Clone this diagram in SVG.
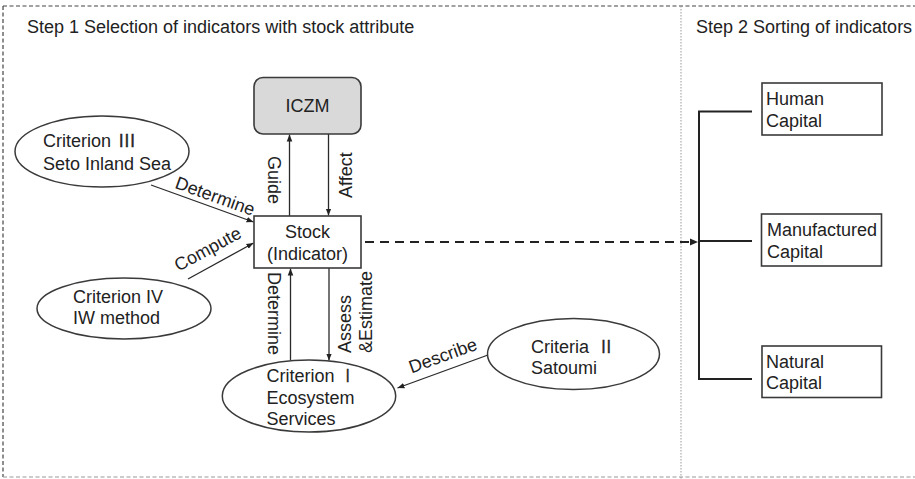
==
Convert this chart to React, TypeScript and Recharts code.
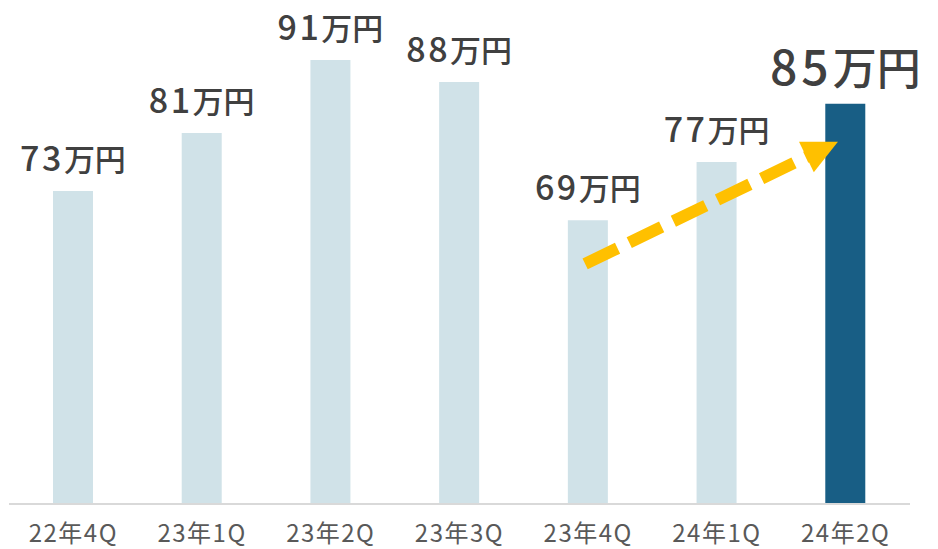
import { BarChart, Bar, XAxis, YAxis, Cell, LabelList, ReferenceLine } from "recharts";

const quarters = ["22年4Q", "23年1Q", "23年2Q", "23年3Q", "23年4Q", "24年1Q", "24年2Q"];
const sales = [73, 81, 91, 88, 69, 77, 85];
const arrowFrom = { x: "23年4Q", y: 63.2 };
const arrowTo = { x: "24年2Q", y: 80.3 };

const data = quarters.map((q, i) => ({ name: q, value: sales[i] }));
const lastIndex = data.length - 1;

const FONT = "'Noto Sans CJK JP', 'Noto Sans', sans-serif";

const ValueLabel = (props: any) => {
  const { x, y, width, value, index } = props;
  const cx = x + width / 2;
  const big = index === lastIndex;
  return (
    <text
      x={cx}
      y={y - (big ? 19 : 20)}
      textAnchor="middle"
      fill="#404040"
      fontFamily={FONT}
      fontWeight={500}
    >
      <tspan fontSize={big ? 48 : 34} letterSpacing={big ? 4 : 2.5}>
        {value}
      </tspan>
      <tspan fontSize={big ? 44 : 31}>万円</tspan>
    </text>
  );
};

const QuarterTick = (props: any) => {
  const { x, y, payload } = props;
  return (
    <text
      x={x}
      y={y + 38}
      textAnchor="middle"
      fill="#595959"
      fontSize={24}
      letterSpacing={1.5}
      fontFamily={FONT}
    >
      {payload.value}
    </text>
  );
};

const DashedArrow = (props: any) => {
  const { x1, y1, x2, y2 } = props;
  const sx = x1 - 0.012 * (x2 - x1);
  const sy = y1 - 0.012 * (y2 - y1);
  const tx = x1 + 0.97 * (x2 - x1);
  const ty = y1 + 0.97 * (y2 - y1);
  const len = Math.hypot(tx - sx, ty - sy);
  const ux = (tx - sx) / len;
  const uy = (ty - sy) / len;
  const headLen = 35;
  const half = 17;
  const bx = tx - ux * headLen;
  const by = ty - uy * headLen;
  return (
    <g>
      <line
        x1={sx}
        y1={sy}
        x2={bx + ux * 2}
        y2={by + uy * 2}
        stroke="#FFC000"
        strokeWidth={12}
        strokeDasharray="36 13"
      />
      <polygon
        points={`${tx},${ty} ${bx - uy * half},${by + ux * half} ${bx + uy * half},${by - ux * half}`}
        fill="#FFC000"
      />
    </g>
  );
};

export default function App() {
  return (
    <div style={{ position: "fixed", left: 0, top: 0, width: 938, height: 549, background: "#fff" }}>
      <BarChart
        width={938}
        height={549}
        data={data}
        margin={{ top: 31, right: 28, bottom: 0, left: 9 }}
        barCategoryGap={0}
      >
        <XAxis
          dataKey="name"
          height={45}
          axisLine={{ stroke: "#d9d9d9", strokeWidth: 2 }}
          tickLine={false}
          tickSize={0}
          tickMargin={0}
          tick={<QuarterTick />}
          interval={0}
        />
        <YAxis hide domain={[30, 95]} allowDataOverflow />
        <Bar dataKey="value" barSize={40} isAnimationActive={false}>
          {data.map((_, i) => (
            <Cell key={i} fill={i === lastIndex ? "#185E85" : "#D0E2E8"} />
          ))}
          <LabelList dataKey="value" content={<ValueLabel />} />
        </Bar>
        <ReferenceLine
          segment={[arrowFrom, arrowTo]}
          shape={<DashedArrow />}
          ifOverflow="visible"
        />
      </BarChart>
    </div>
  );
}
==
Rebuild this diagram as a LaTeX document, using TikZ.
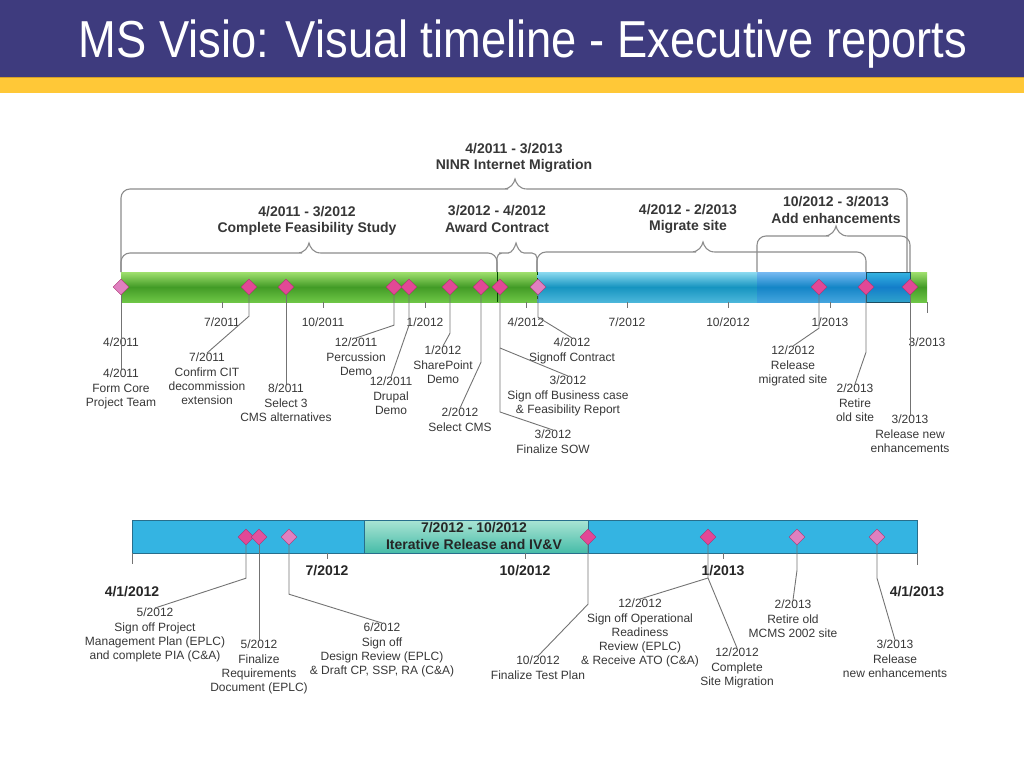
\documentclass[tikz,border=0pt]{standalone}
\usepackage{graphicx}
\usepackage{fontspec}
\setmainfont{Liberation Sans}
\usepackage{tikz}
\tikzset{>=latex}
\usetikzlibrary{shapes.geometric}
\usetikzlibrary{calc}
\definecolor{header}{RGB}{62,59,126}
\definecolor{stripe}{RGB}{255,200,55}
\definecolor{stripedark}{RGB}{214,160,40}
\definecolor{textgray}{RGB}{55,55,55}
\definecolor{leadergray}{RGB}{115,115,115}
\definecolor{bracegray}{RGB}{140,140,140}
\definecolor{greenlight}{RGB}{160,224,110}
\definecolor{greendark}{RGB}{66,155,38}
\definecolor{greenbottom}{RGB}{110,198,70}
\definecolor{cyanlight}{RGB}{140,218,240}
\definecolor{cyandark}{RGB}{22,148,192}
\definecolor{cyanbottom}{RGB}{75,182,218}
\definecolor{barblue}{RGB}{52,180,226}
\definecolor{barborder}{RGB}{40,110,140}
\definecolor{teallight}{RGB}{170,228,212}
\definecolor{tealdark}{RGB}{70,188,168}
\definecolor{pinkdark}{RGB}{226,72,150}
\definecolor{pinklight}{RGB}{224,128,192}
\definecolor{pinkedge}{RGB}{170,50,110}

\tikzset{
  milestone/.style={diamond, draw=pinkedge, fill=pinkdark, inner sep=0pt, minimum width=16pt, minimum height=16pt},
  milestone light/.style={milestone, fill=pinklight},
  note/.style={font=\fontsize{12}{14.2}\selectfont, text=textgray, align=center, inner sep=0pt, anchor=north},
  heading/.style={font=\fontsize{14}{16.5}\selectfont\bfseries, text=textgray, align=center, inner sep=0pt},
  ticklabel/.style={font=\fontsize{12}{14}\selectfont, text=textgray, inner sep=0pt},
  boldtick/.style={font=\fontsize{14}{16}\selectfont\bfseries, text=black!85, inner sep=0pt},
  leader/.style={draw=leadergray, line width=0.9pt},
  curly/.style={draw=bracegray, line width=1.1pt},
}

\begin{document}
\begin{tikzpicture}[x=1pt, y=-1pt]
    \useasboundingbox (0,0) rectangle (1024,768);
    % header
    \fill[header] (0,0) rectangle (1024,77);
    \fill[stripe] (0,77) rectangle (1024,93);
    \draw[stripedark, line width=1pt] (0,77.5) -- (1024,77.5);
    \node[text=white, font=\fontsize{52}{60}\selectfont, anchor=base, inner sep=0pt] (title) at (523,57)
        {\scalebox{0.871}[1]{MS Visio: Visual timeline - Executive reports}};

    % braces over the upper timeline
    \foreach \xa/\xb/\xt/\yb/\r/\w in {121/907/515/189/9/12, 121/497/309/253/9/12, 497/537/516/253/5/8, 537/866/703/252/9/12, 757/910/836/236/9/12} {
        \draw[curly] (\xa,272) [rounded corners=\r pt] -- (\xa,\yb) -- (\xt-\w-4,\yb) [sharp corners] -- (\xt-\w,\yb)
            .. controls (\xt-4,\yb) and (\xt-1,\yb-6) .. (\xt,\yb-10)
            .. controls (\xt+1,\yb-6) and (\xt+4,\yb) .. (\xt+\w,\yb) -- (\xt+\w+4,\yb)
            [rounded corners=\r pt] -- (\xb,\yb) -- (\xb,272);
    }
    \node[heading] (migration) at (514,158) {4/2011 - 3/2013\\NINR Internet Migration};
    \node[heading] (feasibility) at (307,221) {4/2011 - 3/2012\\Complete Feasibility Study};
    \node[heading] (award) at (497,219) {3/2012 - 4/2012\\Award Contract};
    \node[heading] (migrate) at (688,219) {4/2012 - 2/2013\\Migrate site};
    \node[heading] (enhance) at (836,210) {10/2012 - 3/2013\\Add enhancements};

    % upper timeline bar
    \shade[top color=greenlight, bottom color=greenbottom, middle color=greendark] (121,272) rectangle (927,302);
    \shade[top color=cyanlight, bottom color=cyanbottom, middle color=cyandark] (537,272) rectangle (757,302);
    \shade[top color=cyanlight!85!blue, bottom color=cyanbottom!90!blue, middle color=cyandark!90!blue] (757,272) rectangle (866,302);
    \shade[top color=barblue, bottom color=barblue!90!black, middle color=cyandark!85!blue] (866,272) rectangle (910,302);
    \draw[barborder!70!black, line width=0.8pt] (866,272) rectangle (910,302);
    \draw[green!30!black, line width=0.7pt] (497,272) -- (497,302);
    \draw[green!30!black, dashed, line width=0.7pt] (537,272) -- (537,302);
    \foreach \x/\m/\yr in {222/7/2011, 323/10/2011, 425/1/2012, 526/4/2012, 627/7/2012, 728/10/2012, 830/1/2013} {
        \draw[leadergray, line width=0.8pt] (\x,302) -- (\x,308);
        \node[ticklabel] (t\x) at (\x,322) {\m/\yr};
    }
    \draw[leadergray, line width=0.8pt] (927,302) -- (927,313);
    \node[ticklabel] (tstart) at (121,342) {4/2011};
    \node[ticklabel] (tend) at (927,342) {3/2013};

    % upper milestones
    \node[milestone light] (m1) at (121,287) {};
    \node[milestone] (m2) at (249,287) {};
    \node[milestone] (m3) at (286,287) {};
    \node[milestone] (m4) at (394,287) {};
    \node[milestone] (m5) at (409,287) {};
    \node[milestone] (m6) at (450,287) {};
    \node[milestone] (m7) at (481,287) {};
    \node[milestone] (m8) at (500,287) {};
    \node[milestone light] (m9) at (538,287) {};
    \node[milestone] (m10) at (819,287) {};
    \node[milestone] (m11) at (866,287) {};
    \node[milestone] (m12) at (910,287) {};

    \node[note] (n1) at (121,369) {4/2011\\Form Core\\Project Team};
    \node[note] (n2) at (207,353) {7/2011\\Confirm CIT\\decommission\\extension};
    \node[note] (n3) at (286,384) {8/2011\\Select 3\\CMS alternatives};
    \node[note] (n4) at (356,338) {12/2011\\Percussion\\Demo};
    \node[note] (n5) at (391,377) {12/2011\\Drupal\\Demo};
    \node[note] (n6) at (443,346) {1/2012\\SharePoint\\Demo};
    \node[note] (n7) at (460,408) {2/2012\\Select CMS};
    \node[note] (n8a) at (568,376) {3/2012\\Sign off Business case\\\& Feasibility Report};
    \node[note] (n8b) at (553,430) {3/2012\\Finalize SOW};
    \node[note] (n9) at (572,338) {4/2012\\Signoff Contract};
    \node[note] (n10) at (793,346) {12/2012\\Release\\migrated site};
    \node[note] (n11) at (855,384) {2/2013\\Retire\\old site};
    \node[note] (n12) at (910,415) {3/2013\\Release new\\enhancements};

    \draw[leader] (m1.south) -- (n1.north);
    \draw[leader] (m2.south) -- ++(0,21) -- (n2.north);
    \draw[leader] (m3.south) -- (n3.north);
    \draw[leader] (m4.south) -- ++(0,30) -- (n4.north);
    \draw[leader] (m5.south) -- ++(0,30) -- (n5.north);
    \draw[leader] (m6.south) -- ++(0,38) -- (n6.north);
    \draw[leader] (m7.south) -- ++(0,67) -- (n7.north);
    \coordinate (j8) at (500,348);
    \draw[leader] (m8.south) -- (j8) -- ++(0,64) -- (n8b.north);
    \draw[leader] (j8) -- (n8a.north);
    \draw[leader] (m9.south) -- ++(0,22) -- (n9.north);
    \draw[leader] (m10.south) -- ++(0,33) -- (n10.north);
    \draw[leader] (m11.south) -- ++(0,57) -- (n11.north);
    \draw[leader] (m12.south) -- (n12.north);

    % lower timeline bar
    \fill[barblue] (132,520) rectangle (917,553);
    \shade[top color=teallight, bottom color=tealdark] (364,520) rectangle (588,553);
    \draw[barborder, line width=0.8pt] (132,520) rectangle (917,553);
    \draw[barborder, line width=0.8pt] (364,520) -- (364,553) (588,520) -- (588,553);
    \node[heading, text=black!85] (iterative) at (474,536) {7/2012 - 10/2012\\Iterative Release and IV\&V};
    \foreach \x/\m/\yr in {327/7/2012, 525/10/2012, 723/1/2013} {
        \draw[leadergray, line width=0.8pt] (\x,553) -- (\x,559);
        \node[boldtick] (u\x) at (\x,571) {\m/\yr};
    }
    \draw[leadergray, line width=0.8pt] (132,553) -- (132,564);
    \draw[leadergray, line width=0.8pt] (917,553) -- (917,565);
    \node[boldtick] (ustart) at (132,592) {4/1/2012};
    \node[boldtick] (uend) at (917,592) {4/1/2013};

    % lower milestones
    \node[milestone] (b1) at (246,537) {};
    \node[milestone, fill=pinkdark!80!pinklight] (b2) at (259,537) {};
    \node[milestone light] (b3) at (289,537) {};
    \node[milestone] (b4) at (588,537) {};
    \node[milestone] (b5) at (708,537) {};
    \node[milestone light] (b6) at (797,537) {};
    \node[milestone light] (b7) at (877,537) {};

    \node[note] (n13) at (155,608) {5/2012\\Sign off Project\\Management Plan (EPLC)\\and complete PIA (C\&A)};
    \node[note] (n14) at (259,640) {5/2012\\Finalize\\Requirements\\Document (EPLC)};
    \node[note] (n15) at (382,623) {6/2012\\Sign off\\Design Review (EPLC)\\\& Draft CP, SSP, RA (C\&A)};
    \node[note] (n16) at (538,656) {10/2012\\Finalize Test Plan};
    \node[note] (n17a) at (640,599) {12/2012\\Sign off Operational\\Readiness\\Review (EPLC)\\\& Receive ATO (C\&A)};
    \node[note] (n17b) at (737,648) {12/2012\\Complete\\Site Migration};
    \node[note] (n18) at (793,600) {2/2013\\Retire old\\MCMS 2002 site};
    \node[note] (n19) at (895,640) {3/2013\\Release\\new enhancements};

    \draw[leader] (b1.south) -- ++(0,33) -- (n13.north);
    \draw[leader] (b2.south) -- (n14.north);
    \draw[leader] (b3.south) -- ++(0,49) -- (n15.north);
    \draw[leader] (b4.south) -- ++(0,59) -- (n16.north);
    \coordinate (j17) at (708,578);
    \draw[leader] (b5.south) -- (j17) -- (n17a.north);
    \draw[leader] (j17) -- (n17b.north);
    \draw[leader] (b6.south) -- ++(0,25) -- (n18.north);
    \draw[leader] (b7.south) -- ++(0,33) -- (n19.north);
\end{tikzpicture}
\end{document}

◆ OBJECTIVE:
Among the entries above, identify all lines with "diagram" and copy them.

◆ TASK OUTPUT:
Clone this diagram in SVG.
Rebuild this diagram as a LaTeX document, using TikZ.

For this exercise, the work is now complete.